*Objective:* From the records below, please print only the lines from the one containing "Give me the Plotly source for this chart." through the one containing "years = list(range(1989, 2011))", both included. Skip the pictures.

# Start of Dataset records

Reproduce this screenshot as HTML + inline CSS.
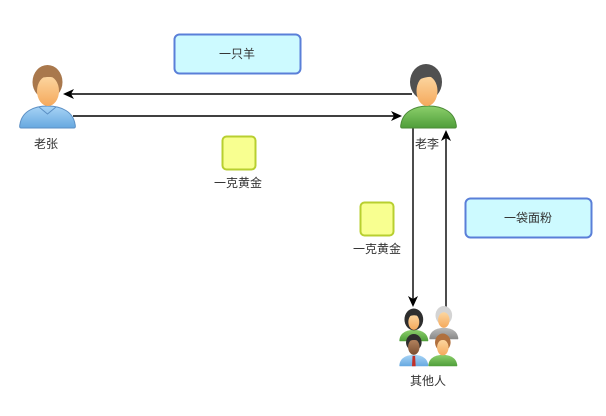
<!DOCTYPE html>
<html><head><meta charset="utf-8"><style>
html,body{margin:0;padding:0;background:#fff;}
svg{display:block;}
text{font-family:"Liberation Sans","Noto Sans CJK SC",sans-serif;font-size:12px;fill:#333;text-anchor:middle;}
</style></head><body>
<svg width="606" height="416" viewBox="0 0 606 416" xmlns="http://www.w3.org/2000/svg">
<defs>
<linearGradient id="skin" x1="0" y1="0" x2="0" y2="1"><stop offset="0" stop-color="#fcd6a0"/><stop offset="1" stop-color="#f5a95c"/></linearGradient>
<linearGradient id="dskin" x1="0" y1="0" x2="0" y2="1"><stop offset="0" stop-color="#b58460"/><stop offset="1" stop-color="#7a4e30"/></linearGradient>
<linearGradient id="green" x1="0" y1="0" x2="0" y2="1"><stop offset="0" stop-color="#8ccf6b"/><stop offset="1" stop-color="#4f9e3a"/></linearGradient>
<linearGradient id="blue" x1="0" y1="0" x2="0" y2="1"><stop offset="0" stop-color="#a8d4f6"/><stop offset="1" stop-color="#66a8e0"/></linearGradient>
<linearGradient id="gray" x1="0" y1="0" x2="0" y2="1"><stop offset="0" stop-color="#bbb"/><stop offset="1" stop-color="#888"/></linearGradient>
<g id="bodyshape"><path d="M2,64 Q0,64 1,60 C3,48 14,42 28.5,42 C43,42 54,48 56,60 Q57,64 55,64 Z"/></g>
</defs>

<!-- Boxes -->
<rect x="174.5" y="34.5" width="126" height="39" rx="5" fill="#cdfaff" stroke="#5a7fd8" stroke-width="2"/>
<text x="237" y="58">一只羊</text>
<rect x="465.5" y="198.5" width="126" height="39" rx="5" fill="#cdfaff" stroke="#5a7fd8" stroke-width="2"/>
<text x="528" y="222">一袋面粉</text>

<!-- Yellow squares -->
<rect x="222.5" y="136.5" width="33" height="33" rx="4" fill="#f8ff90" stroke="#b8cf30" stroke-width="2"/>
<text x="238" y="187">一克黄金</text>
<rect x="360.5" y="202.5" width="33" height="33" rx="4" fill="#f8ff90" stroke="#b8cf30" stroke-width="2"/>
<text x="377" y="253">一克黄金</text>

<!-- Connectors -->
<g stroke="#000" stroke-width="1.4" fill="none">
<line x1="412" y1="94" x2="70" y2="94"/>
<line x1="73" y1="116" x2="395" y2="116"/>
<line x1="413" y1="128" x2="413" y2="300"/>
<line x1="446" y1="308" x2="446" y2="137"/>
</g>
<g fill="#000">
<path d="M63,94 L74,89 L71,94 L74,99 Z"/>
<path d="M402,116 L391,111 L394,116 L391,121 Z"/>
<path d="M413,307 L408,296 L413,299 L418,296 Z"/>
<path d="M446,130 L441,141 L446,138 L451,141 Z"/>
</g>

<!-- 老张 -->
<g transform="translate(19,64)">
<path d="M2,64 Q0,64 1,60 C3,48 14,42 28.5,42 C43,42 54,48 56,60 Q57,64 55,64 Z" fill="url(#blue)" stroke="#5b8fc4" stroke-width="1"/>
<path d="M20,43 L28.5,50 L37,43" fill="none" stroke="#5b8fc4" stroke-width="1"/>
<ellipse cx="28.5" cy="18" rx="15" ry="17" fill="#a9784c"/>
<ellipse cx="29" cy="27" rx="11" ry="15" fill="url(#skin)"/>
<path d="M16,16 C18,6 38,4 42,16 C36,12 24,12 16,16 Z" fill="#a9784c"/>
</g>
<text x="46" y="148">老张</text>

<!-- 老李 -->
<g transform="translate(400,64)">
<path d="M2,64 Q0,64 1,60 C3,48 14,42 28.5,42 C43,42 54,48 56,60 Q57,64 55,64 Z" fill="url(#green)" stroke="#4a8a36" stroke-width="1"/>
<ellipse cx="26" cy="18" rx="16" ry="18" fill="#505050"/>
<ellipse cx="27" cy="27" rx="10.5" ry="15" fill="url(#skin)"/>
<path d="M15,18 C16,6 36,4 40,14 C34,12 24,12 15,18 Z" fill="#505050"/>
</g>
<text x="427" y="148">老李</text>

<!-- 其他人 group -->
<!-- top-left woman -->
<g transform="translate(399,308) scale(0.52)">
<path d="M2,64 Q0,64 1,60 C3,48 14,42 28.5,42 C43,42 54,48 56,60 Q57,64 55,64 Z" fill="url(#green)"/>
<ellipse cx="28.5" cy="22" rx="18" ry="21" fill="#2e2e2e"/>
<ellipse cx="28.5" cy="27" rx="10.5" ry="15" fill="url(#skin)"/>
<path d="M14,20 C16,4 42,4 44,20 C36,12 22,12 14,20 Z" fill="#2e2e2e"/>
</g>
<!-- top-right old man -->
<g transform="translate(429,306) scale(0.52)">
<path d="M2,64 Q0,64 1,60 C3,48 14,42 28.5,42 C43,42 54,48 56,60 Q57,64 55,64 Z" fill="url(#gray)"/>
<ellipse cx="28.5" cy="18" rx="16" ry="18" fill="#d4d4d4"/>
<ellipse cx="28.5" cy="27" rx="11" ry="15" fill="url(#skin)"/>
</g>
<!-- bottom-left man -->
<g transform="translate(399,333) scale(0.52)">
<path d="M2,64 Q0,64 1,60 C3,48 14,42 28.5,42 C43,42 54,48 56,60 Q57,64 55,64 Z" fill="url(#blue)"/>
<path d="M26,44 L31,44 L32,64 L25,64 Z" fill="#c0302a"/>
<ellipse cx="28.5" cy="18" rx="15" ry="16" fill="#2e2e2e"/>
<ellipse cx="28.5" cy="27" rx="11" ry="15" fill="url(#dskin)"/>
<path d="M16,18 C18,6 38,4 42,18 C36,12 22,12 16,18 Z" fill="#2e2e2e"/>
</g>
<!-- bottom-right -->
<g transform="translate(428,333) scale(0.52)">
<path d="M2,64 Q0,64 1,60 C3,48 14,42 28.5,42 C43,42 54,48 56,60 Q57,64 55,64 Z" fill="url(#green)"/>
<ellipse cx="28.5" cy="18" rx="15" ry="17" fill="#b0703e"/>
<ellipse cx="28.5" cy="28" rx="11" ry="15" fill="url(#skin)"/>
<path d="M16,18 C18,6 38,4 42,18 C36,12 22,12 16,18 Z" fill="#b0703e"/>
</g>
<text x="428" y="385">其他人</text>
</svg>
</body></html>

# End of Dataset records
# Start of Dataset records

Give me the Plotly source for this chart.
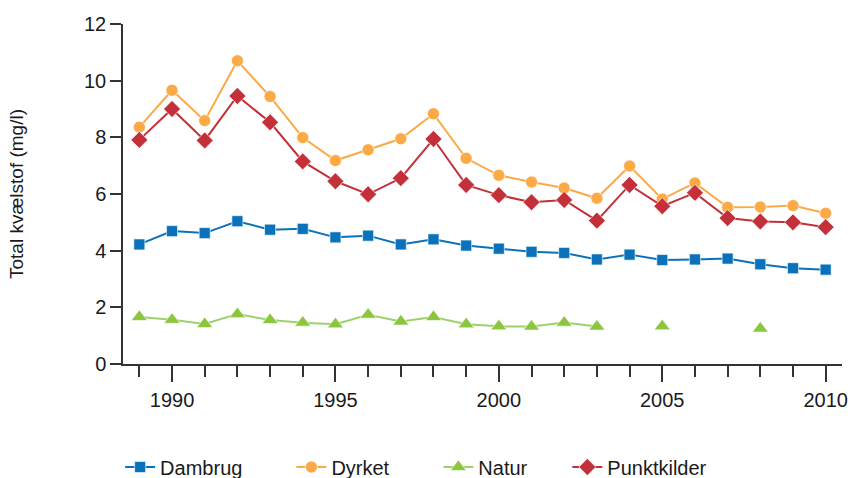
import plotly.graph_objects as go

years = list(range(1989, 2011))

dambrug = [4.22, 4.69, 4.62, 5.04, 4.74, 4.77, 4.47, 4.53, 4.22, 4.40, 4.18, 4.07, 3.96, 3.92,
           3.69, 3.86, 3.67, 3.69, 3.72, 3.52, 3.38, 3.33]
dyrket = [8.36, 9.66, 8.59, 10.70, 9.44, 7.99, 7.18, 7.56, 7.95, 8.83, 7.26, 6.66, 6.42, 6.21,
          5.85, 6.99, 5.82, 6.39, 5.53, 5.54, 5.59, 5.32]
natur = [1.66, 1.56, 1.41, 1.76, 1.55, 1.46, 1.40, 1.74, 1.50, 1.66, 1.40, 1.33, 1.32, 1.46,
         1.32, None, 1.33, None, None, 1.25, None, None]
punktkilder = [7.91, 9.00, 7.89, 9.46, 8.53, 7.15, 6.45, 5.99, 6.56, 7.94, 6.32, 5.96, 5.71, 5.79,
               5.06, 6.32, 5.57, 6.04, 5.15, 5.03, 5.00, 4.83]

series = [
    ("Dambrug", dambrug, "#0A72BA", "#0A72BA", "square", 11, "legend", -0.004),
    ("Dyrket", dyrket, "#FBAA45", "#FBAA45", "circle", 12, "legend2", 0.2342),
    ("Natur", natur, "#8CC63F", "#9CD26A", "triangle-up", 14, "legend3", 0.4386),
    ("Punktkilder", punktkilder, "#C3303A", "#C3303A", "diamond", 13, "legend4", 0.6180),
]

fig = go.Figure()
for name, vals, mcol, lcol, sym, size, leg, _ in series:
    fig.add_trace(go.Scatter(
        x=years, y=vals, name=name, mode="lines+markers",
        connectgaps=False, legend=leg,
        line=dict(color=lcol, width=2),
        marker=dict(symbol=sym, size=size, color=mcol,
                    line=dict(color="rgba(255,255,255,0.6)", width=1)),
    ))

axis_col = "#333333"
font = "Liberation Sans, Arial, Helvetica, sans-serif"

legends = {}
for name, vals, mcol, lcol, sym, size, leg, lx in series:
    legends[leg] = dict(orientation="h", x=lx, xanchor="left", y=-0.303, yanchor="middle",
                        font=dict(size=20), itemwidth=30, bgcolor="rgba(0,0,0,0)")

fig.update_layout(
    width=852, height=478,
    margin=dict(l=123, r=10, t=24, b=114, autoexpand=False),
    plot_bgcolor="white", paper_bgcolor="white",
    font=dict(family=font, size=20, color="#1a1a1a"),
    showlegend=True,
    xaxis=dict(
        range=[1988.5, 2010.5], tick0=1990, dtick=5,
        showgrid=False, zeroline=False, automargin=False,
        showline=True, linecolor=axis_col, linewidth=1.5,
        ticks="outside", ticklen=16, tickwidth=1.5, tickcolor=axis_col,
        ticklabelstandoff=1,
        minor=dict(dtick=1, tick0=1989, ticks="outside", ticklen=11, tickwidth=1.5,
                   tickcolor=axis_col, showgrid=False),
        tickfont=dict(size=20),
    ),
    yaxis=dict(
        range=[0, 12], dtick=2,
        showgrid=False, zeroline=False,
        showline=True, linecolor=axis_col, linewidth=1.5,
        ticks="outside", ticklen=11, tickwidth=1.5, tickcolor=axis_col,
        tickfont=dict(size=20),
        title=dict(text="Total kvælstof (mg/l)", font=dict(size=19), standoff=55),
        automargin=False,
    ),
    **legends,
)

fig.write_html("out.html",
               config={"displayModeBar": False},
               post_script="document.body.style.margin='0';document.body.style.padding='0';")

# End of Dataset records

*Response for this exercise:*
Give me the Plotly source for this chart.
import plotly.graph_objects as go

years = list(range(1989, 2011))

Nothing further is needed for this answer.